オーストラリア政府による1年間の審査を経て、8月10日に「着陸してよい」との許可が出されました。「はやぶさ2」の帰還に向けてのスケジュールが一挙に本格化しています。
まず8月28日、イオンエンジンによる軌道修正がほぼ終了し、いったんイオンエンジンの噴射を止めました。現在チームは軌道決定作業を精密に行っています。その結果に基づき、9月半ばに軌道の微修正(TCM)を行うべく、イオンエンジンを再度噴かします。それ以降もTCMの予定があります(図1、表)が、10月以降はすべて化学エンジンで行います。
帰還軌道の全体像をもっと広い視点から眺めると、図2のとおりです。
図1 「はやぶさ2」の地球帰還ラストスパート(クリックで拡大)
表 「はやぶさ2」の帰還スケジュール(クリックで拡大)
さて地球から22万キロメートルまで戻ってきたところで、「はやぶさ2」本体からカプセルが分離されます(図3)。それは12月5日の午後2時~3時(日本時間)頃の予定。カプセルはその後大気圏に突入し、大気の激しい高圧・高温と闘いながら降下し、最後にパラシュートで減速して、オーストラリアの大地に着陸するわけです。その帰還のあらすじがJAXA(宇宙航空研究開発機構)から発表されています。じっくりと眺めてみてください。
hayabusa2.jaxa.jp(外部リンク)
図3 分離後大気圏に突入するカプセル(想像図)(クリックで拡大)
カプセルを地球に向けて放った後、「はやぶさ2」本体は、新たな「延長ミッション」の旅に入ります。どの天体を目標にするかについては、慎重な検討がされました。まず、地球軌道を通過する小惑星・彗星18002個の中から、「はやぶさ2」の残存燃料で行ける可能性のあるもの、それも、ただ通り過ぎる(フライバイ)だけでなくランデブー飛行の可能な天体を354個選び出しました。そして最後の決め手として、工学的にミッション達成が可能で科学的価値の高い小惑星2つ(①小惑星2001AV43、②小惑星1998KY26)が浮かび上がりました。いずれ愛称がつけられるのでしょうが…………。
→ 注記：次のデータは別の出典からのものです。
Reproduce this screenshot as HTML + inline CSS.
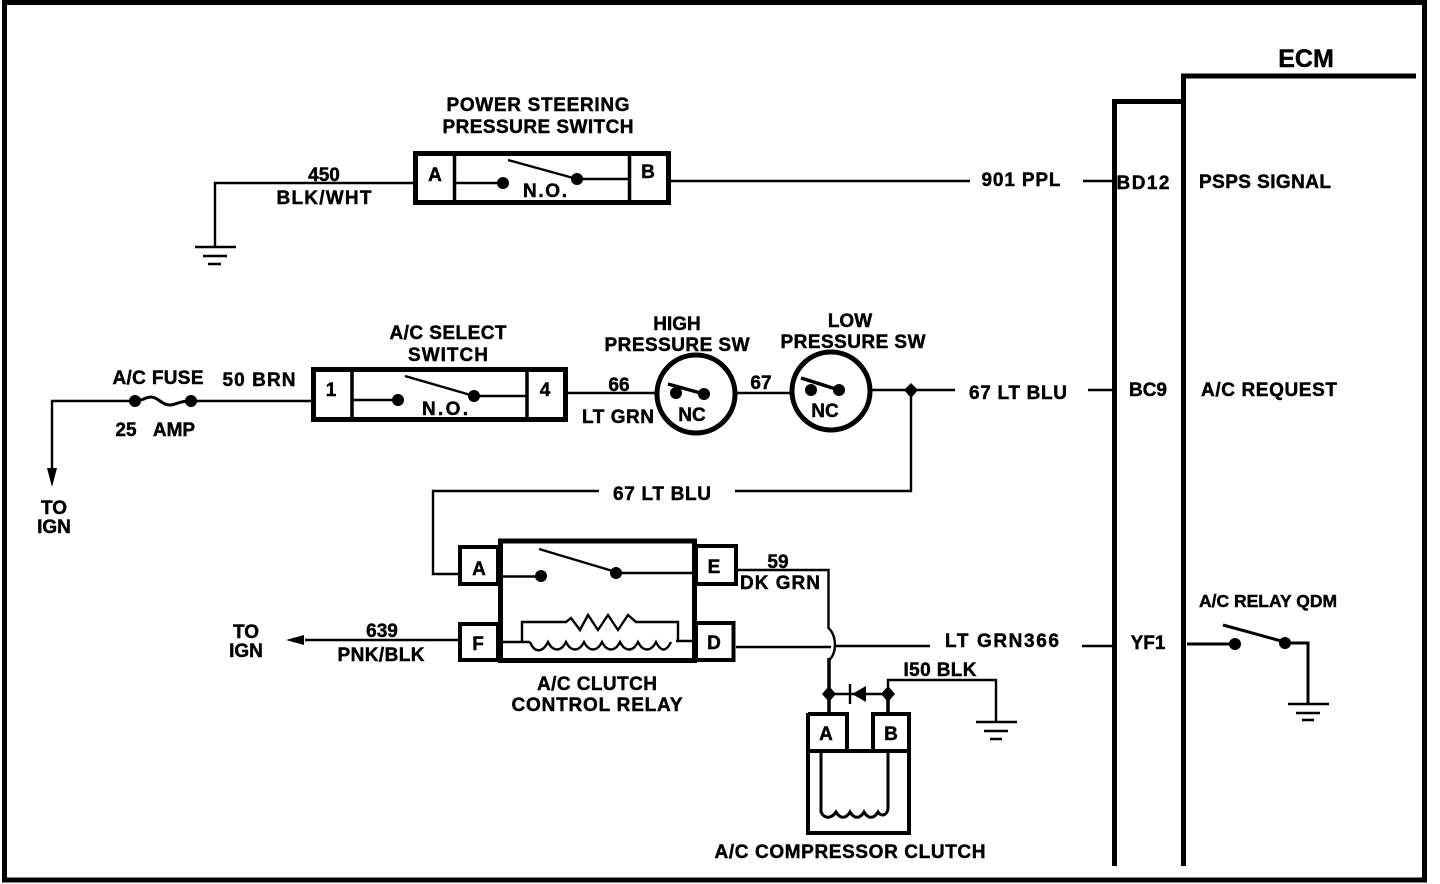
<!DOCTYPE html>
<html>
<head>
<meta charset="utf-8">
<style>
html,body{margin:0;padding:0;background:#fff;width:1440px;height:884px;overflow:hidden}
svg{display:block}
text{font-family:"Liberation Sans",sans-serif;font-weight:700;font-size:19px;fill:#000;text-anchor:middle;stroke:#000;stroke-width:.45}
</style>
</head>
<body>
<svg width="1440" height="884" viewBox="0 0 1440 884" xmlns="http://www.w3.org/2000/svg">
<g fill="none" stroke="#000" stroke-width="2.400">
<!-- frame -->
<path d="M4.500 2.500H1424.500V880H4.500Z" stroke-width="5"/>
<!-- ECM -->
<path d="M1416 76H1183.500V866" stroke-width="5"/>
<path d="M1181 101.500H1114.500V866" stroke-width="5"/>

<!-- power steering switch -->
<rect x="415.500" y="153.500" width="253" height="49" stroke-width="5"/>
<path d="M454.500 153V202M629.500 153V202" stroke-width="3.500"/>
<path d="M215 247V183H415M456 183H501M508 160L577 179M577 179H629M669 181H970M1083 181H1114"/>
<path d="M195 247H236M203 256H227M208 264H221"/>

<!-- A/C select -->
<rect x="313.500" y="369.500" width="252" height="50" stroke-width="5"/>
<path d="M352 369V419M527 369V419" stroke-width="3.500"/>
<path d="M353 400H398M405 376L474 396M474 396H527M566 393H655M736 393H790M870 390H955M1088 390H1114"/>
<path d="M311 401H189M135 401H52V470"/>
<path d="M135 401C146 401 148 392 160 401C172 410 175 401 189 401" stroke-width="3"/>
<path d="M47 468L52 487L57 468Z" fill="#000" stroke="none"/>

<!-- pressure switches -->
<circle cx="696" cy="394" r="39" stroke-width="5"/>
<circle cx="831" cy="391" r="39" stroke-width="5"/>
<path d="M668 384L704 394M801 378L839 390" stroke-width="3.500"/>

<!-- 67 LT BLU feed -->
<path d="M911 391V491H735M599 491H433V574H458"/>

<!-- relay -->
<path d="M500.500 541H694.500V660.500H500.500Z" stroke-width="5"/>
<path d="M460 547H498V584H460ZM460 624H498V660H460ZM696 546H736V584H696ZM696 623H733.500V660H696Z" stroke-width="4"/>
<path d="M503 576.500H541M539 549L616 572M616 573H694"/>
<path d="M503 642H530M522 642V622H566L571 618L580 630L588 615L598 630L608 615L618 630L628 615L636 622H678V642M676 641H694"/>
<path d="M530 642C535 654 543 652 548 642C553 652 561 652 566 642C571 652 579 652 584 642C589 652 597 652 602 642C607 652 615 652 620 642C625 652 633 652 638 642C643 652 651 652 656 642C661 652 666 652 671 642"/>
<path d="M736 647H831M836 646H930M1082 646H1113"/>
<path d="M738 570H828.500V628C837 636 837 654 829 660"/>
<path d="M829 658V712" stroke-width="3.500"/>
<path d="M305 640H459"/>
<path d="M304 635L286 640L304 645Z" fill="#000" stroke="none"/>

<!-- diode + clutch -->
<path d="M830 694H888M888 694V680H996V722"/>
<path d="M888 694V712" stroke-width="3.500"/>
<path d="M850 684V704"/>
<path d="M852 694L866 686V702Z" fill="#000" stroke="none"/>
<path d="M976 722H1017M984 731H1008M990 739H1002"/>
<path d="M808 713V833H909V751H808" stroke-width="4"/>
<path d="M808 714H847V751M873 751V714H909V751" stroke-width="4"/>
<path d="M821 752V812C825 820 832 818 836 812C840 819 846 819 850 812C854 819 860 819 864 812C868 819 874 819 878 812C882 818 888 814 888 808V752" stroke-width="3"/>

<!-- QDM -->
<path d="M1187 644H1235M1223 625L1285 642M1285 643H1308V703" stroke-width="3"/>
<path d="M1288 704H1329M1296 713H1320M1302 720H1314"/>
</g>

<g fill="#000">
<circle cx="503" cy="183" r="6"/><circle cx="577" cy="179" r="6"/>
<circle cx="398" cy="400" r="6"/><circle cx="474" cy="396" r="6"/>
<circle cx="135" cy="401" r="6"/><circle cx="191" cy="401" r="6"/>
<circle cx="676" cy="393" r="6"/><circle cx="704" cy="394" r="6"/>
<circle cx="811" cy="390" r="6"/><circle cx="839" cy="390" r="6"/>
<path d="M911 383L918 390L911 398L904 390Z"/>
<circle cx="541" cy="576" r="6"/><circle cx="616" cy="573" r="6"/>
<path d="M829 686L836 694L829 702L822 694Z"/>
<path d="M888 686L895 694L888 702L881 694Z"/>
<circle cx="1235" cy="644" r="6"/><circle cx="1285" cy="643" r="6"/>
</g>

<text x="1306" y="67" style="font-size:25px">ECM</text>
<text x="538" y="111" textLength="183" lengthAdjust="spacing">POWER STEERING</text>
<text x="538" y="133" textLength="191" lengthAdjust="spacing">PRESSURE SWITCH</text>
<text x="324" y="181">450</text>
<text x="324" y="204" textLength="95" lengthAdjust="spacing">BLK/WHT</text>
<text x="435" y="181">A</text>
<text x="648" y="178">B</text>
<text x="545" y="197" textLength="44" lengthAdjust="spacing">N.O.</text>
<text x="1021" y="186" textLength="79" lengthAdjust="spacing">901 PPL</text>
<text x="1143" y="189" textLength="53" lengthAdjust="spacing">BD12</text>
<text x="1265" y="188" textLength="132" lengthAdjust="spacing">PSPS SIGNAL</text>

<text x="448" y="339" textLength="117" lengthAdjust="spacing">A/C  SELECT</text>
<text x="448" y="361" textLength="80" lengthAdjust="spacing">SWITCH</text>
<text x="677" y="330">HIGH</text>
<text x="677" y="351" textLength="145" lengthAdjust="spacing">PRESSURE SW</text>
<text x="850" y="327">LOW</text>
<text x="853" y="348" textLength="145" lengthAdjust="spacing">PRESSURE SW</text>
<text x="158" y="384" textLength="91" lengthAdjust="spacing">A/C FUSE</text>
<text x="259" y="386" textLength="73" lengthAdjust="spacing">50 BRN</text>
<text x="126" y="436">25</text>
<text x="174" y="436">AMP</text>
<text x="331" y="396">1</text>
<text x="545" y="396">4</text>
<text x="445" y="415" textLength="46" lengthAdjust="spacing">N.O.</text>
<text x="619" y="391">66</text>
<text x="618" y="423" textLength="72" lengthAdjust="spacing">LT GRN</text>
<text x="761" y="389">67</text>
<text x="692" y="421">NC</text>
<text x="825" y="417">NC</text>
<text x="1018" y="399" textLength="98" lengthAdjust="spacing">67 LT BLU</text>
<text x="1148" y="396">BC9</text>
<text x="1269" y="396" textLength="136" lengthAdjust="spacing">A/C REQUEST</text>
<text x="54" y="514">TO</text>
<text x="54" y="533">IGN</text>
<text x="662" y="500" textLength="98" lengthAdjust="spacing">67 LT BLU</text>

<text x="479" y="575">A</text>
<text x="478" y="650">F</text>
<text x="714" y="573">E</text>
<text x="714" y="649">D</text>
<text x="778" y="568">59</text>
<text x="780" y="589" textLength="80" lengthAdjust="spacing">DK GRN</text>
<text x="382" y="637">639</text>
<text x="381" y="661" textLength="87" lengthAdjust="spacing">PNK/BLK</text>
<text x="246" y="638">TO</text>
<text x="246" y="657">IGN</text>
<text x="1002" y="647" textLength="114" lengthAdjust="spacing">LT GRN366</text>
<text x="1148" y="649">YF1</text>
<text x="1268" y="607" style="font-size:17.500px">A/C RELAY QDM</text>
<text x="597" y="690" textLength="120" lengthAdjust="spacing">A/C CLUTCH</text>
<text x="597" y="711" textLength="171" lengthAdjust="spacing">CONTROL RELAY</text>
<text x="940" y="676" textLength="73" lengthAdjust="spacing">I50 BLK</text>
<text x="826" y="740">A</text>
<text x="891" y="740">B</text>
<text x="850" y="858" textLength="271" lengthAdjust="spacing">A/C COMPRESSOR CLUTCH</text>
</svg>
</body>
</html>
どちらも、リュウグウの900メートルにくらべて小さく(30~40メートル)、周期10分ぐらいの高速で自転しています。どちらも科学的価値については甲乙つけがたい感じで、到達するには、地球や金星などを何度もスウィングバイする必要があり、これから約10年の旅の末に到達するミッションとなっています。おそらく9月中には、どちらにするかをチームが決定して発表するでしょうから、その時点で、軌道計画についてはくわしく語ることにしましょう。